Before that, the preferred term was "Feeble Minded," an umbrella which could include everyone from the insane to the developmentally disabled to the promiscuous or just plain rebellious, especially if you were a woman. These people, so labeled, often ended up on "farms," sprawling campuses with dormitories and manual labor and often some form of abuse, including forced sterilization.
So it hasn't been very long that civil rights and liberties have been guaranteed to people with disabilities in this country, and things like IDEA and the ADA were huge steps up. Of course, prejudice persists.
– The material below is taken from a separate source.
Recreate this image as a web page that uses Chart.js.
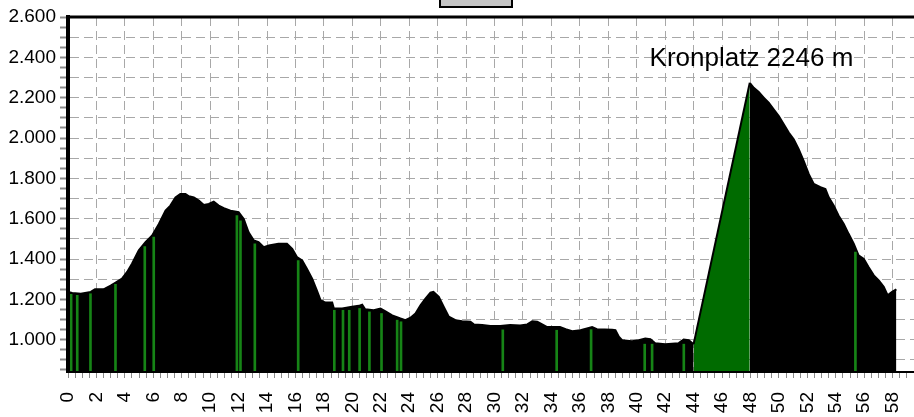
<!DOCTYPE html>
<html>
<head>
<meta charset="utf-8">
<script src="https://cdn.jsdelivr.net/npm/chart.js@4/dist/chart.umd.min.js"></script>
<style>
html,body{margin:0;padding:0;background:#fff;}
#wrap{width:914px;height:417px;position:relative;overflow:hidden;}
canvas{display:block;}
</style>
</head>
<body>
<div id="wrap"><canvas id="c" width="914" height="417"></canvas></div>
<script>
// ---- data (distance in km, elevation in m) ----
const km = [0.0,0.3,0.9,1.6,1.9,2.5,3.0,3.35,3.8,4.16,4.5,4.98,5.45,5.92,6.39,6.86,7.2,7.56,7.9,8.26,8.5,8.85,9.2,9.55,9.9,10.25,10.6,10.96,11.43,12.0,12.36,12.7,13.07,13.4,13.77,14.12,14.8,15.4,15.77,16.1,16.47,16.8,17.17,17.5,17.76,18.1,18.58,18.7,19.28,19.98,20.45,20.69,20.9,21.5,21.98,22.33,22.8,23.38,23.73,24.09,24.44,24.79,25.14,25.49,25.7,26.08,26.43,26.78,27.25,27.72,28.3,28.54,29.13,29.7,30.4,31.1,31.8,32.3,32.65,33.0,33.35,33.7,34.6,35.0,35.46,36.04,36.5,36.86,37.2,38.27,38.5,38.74,38.97,39.67,40.14,40.6,40.96,41.3,42.0,42.95,43.3,43.66,44.0,47.95,48.23,48.58,48.93,49.28,49.63,49.99,50.34,50.69,51.04,51.39,51.74,52.1,52.45,52.92,53.27,53.5,53.85,54.2,54.56,54.9,55.26,55.6,55.97,56.3,56.67,57.02,57.37,57.65,57.96,58.26];
const elev = [1237,1232,1228,1237,1250,1250,1268,1283,1303,1336,1377,1443,1484,1517,1574,1640,1665,1706,1723,1723,1711,1706,1690,1668,1673,1684,1665,1652,1640,1632,1599,1533,1492,1484,1459,1467,1476,1476,1451,1410,1393,1352,1303,1245,1196,1184,1184,1155,1155,1163,1168,1174,1151,1146,1155,1141,1121,1105,1097,1109,1130,1171,1204,1233,1237,1212,1163,1114,1097,1092,1089,1076,1073,1068,1068,1073,1070,1076,1092,1089,1076,1063,1063,1052,1042,1047,1056,1063,1052,1050,1047,1015,998,993,998,1006,1003,983,978,983,1001,998,978,2274,2249,2228,2200,2175,2142,2109,2068,2027,1994,1945,1887,1821,1772,1756,1747,1706,1665,1615,1574,1525,1476,1418,1401,1360,1319,1294,1262,1220,1237,1250];
// green marked spots along the profile
const stripeKm   = [0.22,0.65,1.58,3.34,5.4,6.03,11.88,12.13,13.14,16.19,18.73,19.34,19.78,20.51,21.2,22.05,23.15,23.42,30.58,34.37,36.79,40.56,41.08,43.31,55.38];
const stripeElev = [1225,1220,1228,1275,1462,1509,1616,1590,1476,1393,1146,1146,1146,1155,1138,1130,1097,1089,1049,1047,1050,978,978,978,1434];
// lift section (green filled)
const climbSection = [44.0, 47.95];
const peakLabel = 'Kronplatz 2246 m';
const xTickLabels = ['0','2','4','6','8','10','12','14','16','18','20','22','24','26','28','30','32','34','36','38','40','42','44','46','48','50','52','54','56','58'];
const yTickLabels = ['1.000','1.200','1.400','1.600','1.800','2.000','2.200','2.400','2.600'];

const FONT = '"Liberation Sans", Arial, sans-serif';
const GREEN = '#006b00';
const STRIPE = '#168416';

const framePlugin = {
  id: 'frame',
  afterDraw(chart) {
    const {ctx, chartArea: a, scales} = chart;
    ctx.save();
    // top frame line
    ctx.strokeStyle = '#000';
    ctx.lineWidth = 3;
    ctx.beginPath();
    ctx.moveTo(a.left - 2, a.top);
    ctx.lineTo(a.right, a.top);
    ctx.stroke();
    // small grey box at top centre
    ctx.fillStyle = '#c4c4c4';
    ctx.fillRect(440, -5, 72, 12);
    ctx.lineWidth = 2;
    ctx.strokeRect(440, -5, 72, 12);
    // peak label
    ctx.fillStyle = '#000';
    ctx.font = '26px ' + FONT;
    ctx.textBaseline = 'alphabetic';
    ctx.textAlign = 'left';
    ctx.fillText(peakLabel, scales.x.getPixelForValue(40.9), scales.y.getPixelForValue(2355));
    ctx.restore();
  }
};

const profile = km.map((k, i) => ({x: k, y: elev[i]}));
const stripes = stripeKm.map((k, i) => ({x: k, y: stripeElev[i]}));

new Chart(document.getElementById('c'), {
  type: 'line',
  data: {
    datasets: [
      {
        type: 'bar',
        data: stripes,
        backgroundColor: STRIPE,
        borderWidth: 0,
        barThickness: 2,
        order: 0
      },
      {
        type: 'line',
        data: profile,
        borderColor: '#000',
        borderWidth: 2,
        backgroundColor: '#000',
        fill: 'start',
        pointRadius: 0,
        tension: 0,
        order: 1,
        segment: {
          backgroundColor: c => (c.p0.parsed.x >= climbSection[0] && c.p1.parsed.x <= climbSection[1]) ? GREEN : '#000'
        }
      }
    ]
  },
  options: {
    responsive: false,
    animation: false,
    devicePixelRatio: 1,
    layout: {padding: {top: 17, left: 0, right: 0, bottom: 0}},
    plugins: {legend: {display: false}, tooltip: {enabled: false}},
    scales: {
      x: {
        type: 'linear',
        min: 0,
        max: 59.5,
        offset: false,
        grid: {
          offset: false,
          color: c => (c.tick && c.tick.value > 0 && c.tick.value % 2 === 0) ? '#a8a8a8' : 'rgba(0,0,0,0)',
          lineWidth: 1,
          tickColor: '#8a8a8a',
          tickLength: 6,
          tickWidth: 1
        },
        border: {display: true, color: '#000', width: 2, dash: [9, 5], z: 1},
        ticks: {
          stepSize: 0.5,
          includeBounds: false,
          autoSkip: false,
          minRotation: 90,
          maxRotation: 90,
          padding: 14,
          color: '#000',
          font: {family: FONT, size: 19},
          callback: v => (v % 2 === 0 && xTickLabels.includes(String(v))) ? String(v) : ''
        },
        afterFit: s => { s.height = 45; s.paddingLeft = 0; s.paddingRight = 0; }
      },
      y: {
        type: 'linear',
        min: 840,
        max: 2600,
        grid: {
          color: c => (c.tick && c.tick.value % 100 === 0) ? '#a8a8a8' : 'rgba(0,0,0,0)',
          lineWidth: 1,
          tickColor: '#8a8a8a',
          tickLength: 8,
          tickWidth: 2
        },
        border: {display: true, color: '#000', width: 4, dash: [9, 5], z: 1},
        ticks: {
          stepSize: 50,
          includeBounds: false,
          autoSkip: false,
          padding: 4,
          color: '#000',
          font: {family: FONT, size: 19},
          callback: v => (v % 200 === 0) ? (yTickLabels[(v - 1000) / 200] || '') : ''
        },
        afterFit: s => { s.width = 68; s.paddingTop = 0; s.paddingBottom = 0; }
      }
    }
  },
  plugins: [framePlugin]
});
</script>
</body>
</html>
Once mainstreamed into the general population, at least at school, all the childhood stories with disfigured, limping 'monsters' predisposed lots of kids to fear. It's getting better, but still isn't a great situation, as with most prejudices.
But these kids, in classes, were called "retarded," because they were slower than the average kid. Then the average kids started calling each other 'retarded' when they said something stupid, and the whole thing went downhill. It's not the most flattering name in the best of circumstances, I admit. But it is a fun word to say aloud.
Being aware of how far we've come in being sensitive to differing abilities, and how far we still have to go, when I recognize slowness in myself, shouldn't I be able to identify it with a cool-sounding word like 'retarded'? If I don't apply it to anyone else? I didn't feel stupid when I had a question for the Special Ed teacher. I just felt, well, sort of slow.